Turkish Ambassador to Japan
- In office 27 April 2012 – 16 April 2014
- Preceded by: Abdurrahman Bilgiç
- Succeeded by: Ahmet Bülent Meriç

Secretary-General of National Security Council
- In office 5 February 2010 – 17 April 2012
- Preceded by: Tahsin Burcuoğlu
- Succeeded by: Muammer Türker

Turkish Ambassador to Lebanon
- In office 28 March 2008 – 1 April 2010
- Preceded by: İrfan Acar
- Succeeded by: Süleyman İnan Özyıldız

Personal details
- Born: 28 March 1958 (age 68) Samsun, Turkey
- Spouse: Sinem Kılıç
- Children: 3
- Alma mater: TED Ankara College Ankara University
- Profession: Diplomat

= Serdar Kılıç =

Turkish diplomat and ambassador of Turkey to United States

Serdar Kılıç (born 28 March 1958) is a Turkish diplomat and the former ambassador of Turkey to United States. Kılıç previously served as the ambassador to Lebanon from 2008 to 2010 and the ambassador to Japan from 2012 to 2014.

== Biography ==
Kılıç was born in a city in north-central Turkey on the Black Sea called Samsun, March 28, 1958. He graduated from TED Ankara College and earned a bachelor's degree in political science from Ankara University.
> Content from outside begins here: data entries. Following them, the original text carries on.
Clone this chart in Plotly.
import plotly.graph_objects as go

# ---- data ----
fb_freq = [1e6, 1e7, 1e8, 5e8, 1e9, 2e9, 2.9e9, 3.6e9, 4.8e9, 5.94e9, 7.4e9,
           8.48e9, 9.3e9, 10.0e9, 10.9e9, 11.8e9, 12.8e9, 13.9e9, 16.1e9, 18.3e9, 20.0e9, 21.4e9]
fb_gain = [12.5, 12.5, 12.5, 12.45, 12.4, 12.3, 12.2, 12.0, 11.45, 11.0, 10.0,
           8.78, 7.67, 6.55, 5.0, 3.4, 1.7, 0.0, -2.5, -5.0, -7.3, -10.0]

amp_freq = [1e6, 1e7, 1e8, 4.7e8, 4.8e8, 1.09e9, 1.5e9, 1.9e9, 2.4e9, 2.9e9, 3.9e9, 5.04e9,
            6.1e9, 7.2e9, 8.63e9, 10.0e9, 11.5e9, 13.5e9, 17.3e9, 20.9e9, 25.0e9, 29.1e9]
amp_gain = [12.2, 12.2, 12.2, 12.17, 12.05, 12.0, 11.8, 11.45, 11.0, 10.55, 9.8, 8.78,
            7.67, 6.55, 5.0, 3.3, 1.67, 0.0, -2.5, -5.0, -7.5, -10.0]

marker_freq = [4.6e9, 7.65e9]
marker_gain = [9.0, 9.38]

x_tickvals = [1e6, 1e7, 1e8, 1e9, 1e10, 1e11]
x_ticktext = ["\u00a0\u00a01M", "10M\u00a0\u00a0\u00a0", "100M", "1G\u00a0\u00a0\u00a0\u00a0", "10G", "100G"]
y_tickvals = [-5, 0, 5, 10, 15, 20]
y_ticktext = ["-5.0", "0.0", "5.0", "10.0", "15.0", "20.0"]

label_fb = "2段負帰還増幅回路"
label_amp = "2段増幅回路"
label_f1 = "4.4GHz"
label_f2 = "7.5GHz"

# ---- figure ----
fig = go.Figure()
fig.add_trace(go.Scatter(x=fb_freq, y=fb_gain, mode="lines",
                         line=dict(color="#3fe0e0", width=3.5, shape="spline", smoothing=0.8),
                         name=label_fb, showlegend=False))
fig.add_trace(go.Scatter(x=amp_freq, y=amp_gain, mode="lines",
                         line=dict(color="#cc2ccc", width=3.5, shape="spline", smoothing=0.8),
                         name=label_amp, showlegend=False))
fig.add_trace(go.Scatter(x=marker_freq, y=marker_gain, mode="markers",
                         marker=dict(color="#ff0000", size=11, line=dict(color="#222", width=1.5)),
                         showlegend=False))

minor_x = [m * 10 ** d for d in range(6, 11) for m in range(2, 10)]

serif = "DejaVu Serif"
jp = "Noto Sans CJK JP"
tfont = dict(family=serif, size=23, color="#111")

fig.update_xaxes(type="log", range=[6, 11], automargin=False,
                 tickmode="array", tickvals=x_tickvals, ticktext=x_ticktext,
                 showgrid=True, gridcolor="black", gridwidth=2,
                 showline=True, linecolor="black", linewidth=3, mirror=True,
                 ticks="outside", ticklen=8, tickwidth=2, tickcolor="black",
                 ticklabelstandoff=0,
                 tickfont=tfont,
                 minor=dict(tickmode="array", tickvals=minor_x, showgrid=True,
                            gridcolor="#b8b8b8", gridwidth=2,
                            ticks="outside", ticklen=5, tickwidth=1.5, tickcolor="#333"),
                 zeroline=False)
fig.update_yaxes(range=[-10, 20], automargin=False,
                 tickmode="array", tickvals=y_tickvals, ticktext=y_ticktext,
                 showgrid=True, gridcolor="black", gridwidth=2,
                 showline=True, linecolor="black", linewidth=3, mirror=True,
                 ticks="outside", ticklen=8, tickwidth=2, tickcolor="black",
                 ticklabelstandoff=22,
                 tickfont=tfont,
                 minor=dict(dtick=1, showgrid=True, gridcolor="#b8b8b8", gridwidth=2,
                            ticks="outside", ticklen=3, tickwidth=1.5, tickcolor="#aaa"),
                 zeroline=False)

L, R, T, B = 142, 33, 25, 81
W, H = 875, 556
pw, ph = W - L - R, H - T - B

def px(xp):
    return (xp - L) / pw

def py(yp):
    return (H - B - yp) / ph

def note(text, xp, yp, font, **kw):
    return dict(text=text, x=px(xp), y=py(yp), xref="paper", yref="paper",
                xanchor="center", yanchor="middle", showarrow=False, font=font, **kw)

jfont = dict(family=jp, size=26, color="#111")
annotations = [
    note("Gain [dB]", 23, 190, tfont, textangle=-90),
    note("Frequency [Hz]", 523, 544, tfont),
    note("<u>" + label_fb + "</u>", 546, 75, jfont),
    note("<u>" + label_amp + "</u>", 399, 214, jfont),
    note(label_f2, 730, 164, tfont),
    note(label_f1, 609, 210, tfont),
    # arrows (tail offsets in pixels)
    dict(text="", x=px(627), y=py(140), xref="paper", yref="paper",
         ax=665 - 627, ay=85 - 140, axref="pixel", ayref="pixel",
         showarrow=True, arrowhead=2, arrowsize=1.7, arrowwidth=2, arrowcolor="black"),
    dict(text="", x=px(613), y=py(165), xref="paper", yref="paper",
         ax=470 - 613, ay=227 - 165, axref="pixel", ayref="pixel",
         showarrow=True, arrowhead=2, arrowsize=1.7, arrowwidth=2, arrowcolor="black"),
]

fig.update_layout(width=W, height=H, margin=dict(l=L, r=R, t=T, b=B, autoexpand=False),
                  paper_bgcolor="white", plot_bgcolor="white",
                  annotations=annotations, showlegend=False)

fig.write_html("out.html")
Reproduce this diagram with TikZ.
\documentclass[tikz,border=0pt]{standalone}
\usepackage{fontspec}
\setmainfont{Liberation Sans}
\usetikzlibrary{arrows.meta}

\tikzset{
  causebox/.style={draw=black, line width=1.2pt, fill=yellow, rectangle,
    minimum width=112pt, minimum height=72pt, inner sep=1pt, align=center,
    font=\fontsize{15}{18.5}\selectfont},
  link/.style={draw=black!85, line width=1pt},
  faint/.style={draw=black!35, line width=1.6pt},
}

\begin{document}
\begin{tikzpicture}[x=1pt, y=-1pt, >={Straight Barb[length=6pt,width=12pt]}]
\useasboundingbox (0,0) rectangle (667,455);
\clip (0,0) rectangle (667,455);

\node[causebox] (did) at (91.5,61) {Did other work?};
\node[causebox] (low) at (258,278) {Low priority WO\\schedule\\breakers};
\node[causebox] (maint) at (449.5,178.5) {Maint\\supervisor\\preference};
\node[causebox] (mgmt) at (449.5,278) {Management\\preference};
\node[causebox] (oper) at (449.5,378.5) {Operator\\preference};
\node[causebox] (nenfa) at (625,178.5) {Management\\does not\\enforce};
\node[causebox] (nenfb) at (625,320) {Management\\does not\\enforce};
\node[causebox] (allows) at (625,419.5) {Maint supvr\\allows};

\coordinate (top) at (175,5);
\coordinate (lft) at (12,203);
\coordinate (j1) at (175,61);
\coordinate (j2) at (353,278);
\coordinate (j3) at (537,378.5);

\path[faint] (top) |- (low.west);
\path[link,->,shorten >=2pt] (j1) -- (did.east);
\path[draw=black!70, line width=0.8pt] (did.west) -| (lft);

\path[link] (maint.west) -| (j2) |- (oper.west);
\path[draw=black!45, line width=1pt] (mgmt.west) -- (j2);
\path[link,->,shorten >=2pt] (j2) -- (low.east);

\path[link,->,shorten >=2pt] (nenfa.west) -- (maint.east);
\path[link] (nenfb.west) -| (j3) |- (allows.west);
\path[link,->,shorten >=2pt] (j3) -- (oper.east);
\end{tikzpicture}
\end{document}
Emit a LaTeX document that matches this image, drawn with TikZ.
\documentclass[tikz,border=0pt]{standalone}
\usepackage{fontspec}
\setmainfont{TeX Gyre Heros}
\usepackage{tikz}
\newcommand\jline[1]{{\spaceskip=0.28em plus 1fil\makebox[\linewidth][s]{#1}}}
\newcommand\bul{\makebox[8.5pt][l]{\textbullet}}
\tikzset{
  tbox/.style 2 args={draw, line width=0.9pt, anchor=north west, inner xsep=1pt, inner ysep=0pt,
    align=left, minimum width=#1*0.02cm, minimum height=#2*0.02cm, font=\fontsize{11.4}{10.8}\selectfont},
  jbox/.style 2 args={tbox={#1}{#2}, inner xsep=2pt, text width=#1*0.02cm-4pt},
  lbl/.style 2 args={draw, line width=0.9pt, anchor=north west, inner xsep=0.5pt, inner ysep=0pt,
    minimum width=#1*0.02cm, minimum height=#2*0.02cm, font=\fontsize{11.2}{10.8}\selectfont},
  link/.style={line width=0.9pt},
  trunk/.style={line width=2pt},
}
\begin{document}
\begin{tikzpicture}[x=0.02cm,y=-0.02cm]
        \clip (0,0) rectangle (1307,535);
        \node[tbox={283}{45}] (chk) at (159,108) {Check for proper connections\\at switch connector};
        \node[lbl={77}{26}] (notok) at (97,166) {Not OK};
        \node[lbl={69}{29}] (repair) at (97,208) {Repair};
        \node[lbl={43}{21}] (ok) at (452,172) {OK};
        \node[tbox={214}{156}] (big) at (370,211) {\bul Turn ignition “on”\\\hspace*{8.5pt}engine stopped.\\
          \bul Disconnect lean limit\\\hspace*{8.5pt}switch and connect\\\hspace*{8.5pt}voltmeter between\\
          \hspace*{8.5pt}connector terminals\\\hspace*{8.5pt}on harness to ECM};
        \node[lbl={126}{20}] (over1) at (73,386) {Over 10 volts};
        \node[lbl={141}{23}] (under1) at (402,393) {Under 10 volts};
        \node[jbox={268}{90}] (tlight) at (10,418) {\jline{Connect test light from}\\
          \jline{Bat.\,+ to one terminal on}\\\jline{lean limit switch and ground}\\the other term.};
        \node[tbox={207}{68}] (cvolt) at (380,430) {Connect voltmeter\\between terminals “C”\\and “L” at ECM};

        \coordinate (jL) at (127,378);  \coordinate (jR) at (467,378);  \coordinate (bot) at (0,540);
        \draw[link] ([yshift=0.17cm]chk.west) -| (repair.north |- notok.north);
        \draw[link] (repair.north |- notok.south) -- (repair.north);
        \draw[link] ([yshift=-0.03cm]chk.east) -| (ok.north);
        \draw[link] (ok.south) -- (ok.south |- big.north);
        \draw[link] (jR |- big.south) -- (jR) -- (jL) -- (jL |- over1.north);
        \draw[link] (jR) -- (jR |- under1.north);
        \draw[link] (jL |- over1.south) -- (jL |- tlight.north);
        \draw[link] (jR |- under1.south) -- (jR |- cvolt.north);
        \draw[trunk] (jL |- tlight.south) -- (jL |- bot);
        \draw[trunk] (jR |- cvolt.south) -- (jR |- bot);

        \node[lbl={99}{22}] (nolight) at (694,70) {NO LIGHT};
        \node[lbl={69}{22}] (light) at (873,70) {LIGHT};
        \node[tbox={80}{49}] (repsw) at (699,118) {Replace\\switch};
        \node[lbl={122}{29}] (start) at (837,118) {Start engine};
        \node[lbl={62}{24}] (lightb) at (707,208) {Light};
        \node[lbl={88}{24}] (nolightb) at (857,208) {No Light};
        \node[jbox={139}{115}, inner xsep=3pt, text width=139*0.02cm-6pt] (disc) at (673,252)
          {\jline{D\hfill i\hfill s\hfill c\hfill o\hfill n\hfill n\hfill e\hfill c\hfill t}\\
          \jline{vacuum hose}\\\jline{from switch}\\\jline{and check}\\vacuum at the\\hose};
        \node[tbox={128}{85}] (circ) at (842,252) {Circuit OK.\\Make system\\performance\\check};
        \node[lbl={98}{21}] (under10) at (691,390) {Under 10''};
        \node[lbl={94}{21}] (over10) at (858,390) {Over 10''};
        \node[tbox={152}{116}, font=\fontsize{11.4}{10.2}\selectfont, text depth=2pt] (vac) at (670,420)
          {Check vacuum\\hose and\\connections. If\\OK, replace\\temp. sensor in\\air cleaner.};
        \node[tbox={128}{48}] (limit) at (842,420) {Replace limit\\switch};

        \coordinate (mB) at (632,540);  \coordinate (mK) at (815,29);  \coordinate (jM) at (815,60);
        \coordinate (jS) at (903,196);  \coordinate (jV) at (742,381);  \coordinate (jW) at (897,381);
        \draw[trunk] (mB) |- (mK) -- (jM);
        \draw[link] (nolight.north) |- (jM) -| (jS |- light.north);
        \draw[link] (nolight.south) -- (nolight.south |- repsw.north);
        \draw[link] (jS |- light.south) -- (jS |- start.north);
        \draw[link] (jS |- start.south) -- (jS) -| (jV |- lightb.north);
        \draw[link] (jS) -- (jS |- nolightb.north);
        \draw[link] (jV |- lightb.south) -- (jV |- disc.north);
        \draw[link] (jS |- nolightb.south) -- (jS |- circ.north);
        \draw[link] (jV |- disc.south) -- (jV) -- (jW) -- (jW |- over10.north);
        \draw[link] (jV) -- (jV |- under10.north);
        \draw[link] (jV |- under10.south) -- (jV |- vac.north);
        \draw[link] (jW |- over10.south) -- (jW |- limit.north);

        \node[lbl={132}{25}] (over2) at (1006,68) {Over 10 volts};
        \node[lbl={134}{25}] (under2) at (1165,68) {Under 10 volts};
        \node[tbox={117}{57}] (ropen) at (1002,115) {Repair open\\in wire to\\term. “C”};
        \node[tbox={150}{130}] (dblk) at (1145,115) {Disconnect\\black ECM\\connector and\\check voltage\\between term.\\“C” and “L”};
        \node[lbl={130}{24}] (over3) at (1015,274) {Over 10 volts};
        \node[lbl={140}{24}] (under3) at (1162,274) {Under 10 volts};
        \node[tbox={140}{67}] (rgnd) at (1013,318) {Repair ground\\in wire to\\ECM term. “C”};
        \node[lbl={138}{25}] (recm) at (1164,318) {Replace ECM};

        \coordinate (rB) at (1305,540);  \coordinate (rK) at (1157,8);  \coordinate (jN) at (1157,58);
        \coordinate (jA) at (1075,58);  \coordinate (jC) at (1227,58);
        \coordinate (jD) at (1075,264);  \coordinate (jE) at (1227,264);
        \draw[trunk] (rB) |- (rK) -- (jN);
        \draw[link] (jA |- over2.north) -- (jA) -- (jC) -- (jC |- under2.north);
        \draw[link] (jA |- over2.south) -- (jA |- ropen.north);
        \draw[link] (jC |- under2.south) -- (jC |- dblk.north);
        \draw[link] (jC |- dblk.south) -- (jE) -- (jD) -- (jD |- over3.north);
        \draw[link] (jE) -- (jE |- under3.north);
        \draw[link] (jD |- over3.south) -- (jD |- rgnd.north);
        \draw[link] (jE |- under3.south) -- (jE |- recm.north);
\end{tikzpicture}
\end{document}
In 1977, he started his professional career at the Turkish Ministry of Tourism and Culture. He then worked in the private sector as director of a construction company, Ekşioğlu Holding, from 1982. He worked at Turkey's Ministry of Foreign Affairs in 1984 and held various positions. His first assignment was to the Eastern Europe and Asia Department. In 1987, he was appointed Third Secretary at the Turkish Embassy in Kuwait. This represented his first assignment abroad. In 1989, he took up his first post in the US as Deputy Consul General in LA. He returned to his homeland in 1992 as second secretary and later as first secretary in the Gulf and Muslim Countries Division of the Ministry.

From 2006 to 2008 he was the head of NATO relations in the ministry. Kılıç was the ambassador of Turkey to Lebanon from 2008 to 2010. He served as the Secretary-General of Turkish National Security Council from 2010 to 2012. Kılıç served as the ambassador of Turkey to Japan from 2012 to 2014. He then served as the ambassador of Turkey to United States from April 2014 to March 2021.

In December 2021, it was announced that Kılıç would be Turkey's special envoy for the normalization of relations with Armenia.

== Personal life ==
Kılıç speaks fluent English. He is married to Zeliha Sinem Kılıç, with whom he has 3 children. His father (İlyas Kılıç) was a CHP member of parliament from Samsun. Kılıç is also a relative of AKP member of parliament from Samsun and former Minister of Youth and Sports Çağatay Kılıç.